=== Task ===
State how many lines in these records contain the word "uses", and nothing else.

=== Input for this task ===
__________________________________________________
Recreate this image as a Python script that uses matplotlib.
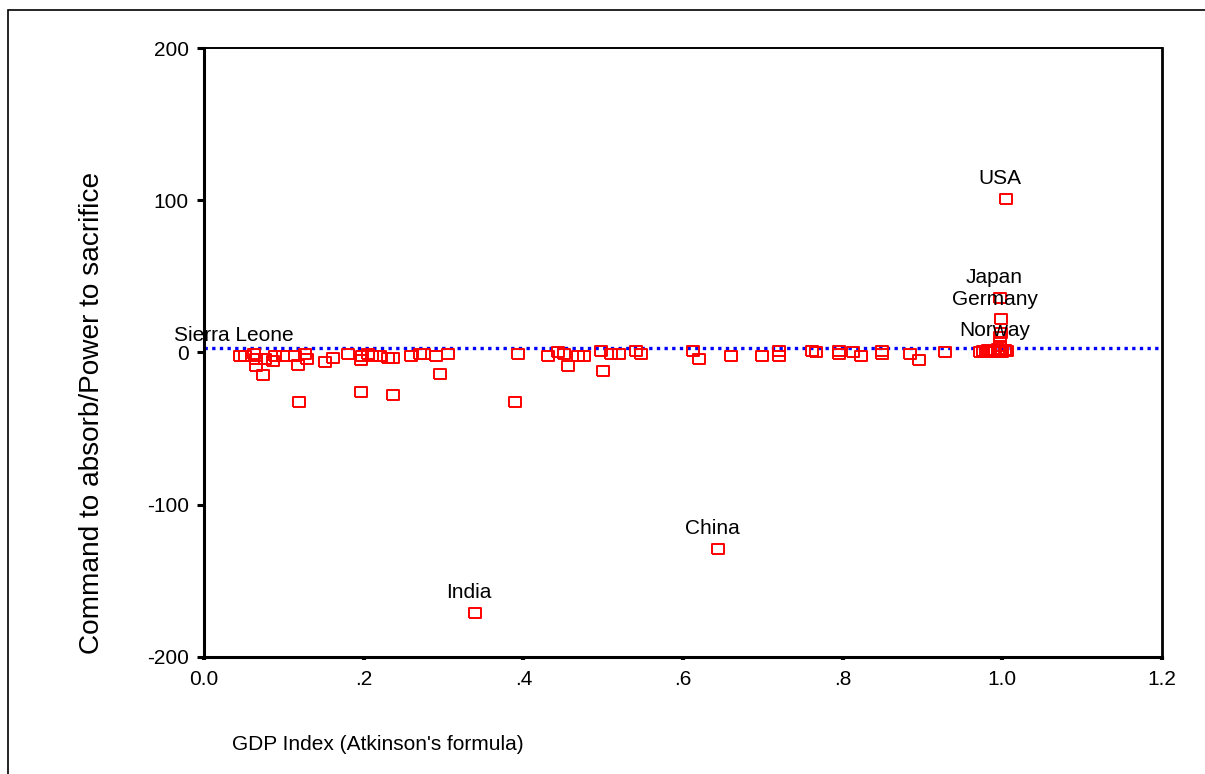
__________________________________________________
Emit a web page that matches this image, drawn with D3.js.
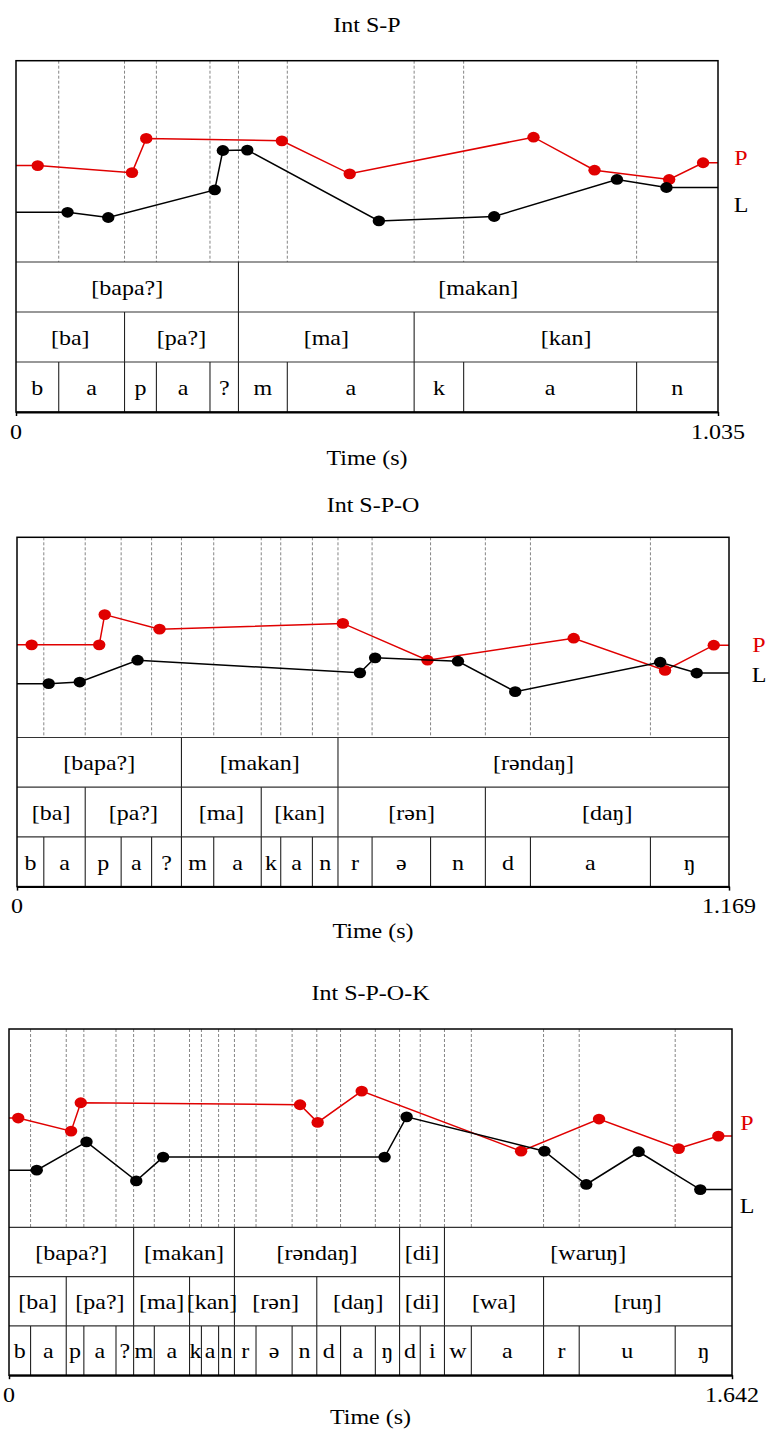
__________________________________________________
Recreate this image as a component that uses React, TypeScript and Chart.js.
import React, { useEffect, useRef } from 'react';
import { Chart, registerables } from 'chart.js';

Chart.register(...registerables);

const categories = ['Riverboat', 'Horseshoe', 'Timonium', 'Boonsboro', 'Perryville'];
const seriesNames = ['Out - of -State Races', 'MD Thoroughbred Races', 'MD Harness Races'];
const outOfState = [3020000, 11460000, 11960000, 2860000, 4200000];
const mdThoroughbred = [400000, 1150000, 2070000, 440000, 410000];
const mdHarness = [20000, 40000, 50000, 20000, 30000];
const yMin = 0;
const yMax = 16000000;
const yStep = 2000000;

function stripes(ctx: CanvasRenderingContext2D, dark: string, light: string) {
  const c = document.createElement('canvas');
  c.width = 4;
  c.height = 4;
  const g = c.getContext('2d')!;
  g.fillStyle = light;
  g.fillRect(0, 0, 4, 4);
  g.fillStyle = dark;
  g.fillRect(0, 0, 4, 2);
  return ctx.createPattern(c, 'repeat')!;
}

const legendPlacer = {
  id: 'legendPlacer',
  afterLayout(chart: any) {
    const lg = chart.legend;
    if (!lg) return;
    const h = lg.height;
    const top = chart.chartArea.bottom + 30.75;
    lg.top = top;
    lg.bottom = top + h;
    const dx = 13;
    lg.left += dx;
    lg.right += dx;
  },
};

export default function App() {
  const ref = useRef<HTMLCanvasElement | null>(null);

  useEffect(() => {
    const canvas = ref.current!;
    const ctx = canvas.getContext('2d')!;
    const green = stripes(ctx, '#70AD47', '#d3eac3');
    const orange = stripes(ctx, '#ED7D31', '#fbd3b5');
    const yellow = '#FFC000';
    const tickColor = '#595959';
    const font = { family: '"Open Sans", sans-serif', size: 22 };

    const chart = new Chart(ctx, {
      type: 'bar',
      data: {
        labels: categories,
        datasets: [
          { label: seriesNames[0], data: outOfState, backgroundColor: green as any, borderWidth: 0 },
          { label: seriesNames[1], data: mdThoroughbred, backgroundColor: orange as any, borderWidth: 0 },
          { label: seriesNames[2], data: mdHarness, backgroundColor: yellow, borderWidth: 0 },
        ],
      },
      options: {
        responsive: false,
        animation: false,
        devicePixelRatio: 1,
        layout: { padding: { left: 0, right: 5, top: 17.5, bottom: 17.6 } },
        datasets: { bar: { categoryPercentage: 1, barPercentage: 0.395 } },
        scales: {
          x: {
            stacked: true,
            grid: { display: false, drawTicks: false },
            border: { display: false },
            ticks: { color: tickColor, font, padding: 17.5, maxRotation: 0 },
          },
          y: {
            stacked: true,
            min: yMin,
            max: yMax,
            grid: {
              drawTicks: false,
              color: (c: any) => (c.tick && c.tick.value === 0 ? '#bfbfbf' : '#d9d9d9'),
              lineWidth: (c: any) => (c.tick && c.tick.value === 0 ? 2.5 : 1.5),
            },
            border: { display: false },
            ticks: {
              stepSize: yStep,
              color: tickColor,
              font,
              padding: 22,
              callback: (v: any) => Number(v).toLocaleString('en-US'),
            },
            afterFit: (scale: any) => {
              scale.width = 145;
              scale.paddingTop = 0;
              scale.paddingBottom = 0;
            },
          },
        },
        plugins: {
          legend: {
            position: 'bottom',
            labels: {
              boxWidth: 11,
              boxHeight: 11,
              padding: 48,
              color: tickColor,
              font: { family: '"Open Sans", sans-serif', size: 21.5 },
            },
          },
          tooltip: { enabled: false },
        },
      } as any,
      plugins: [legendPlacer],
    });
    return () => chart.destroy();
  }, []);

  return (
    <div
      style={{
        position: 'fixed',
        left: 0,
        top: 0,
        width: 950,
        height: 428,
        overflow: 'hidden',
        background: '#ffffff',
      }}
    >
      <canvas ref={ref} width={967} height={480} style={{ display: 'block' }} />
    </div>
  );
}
__________________________________________________
=== Answer to this problem ===
2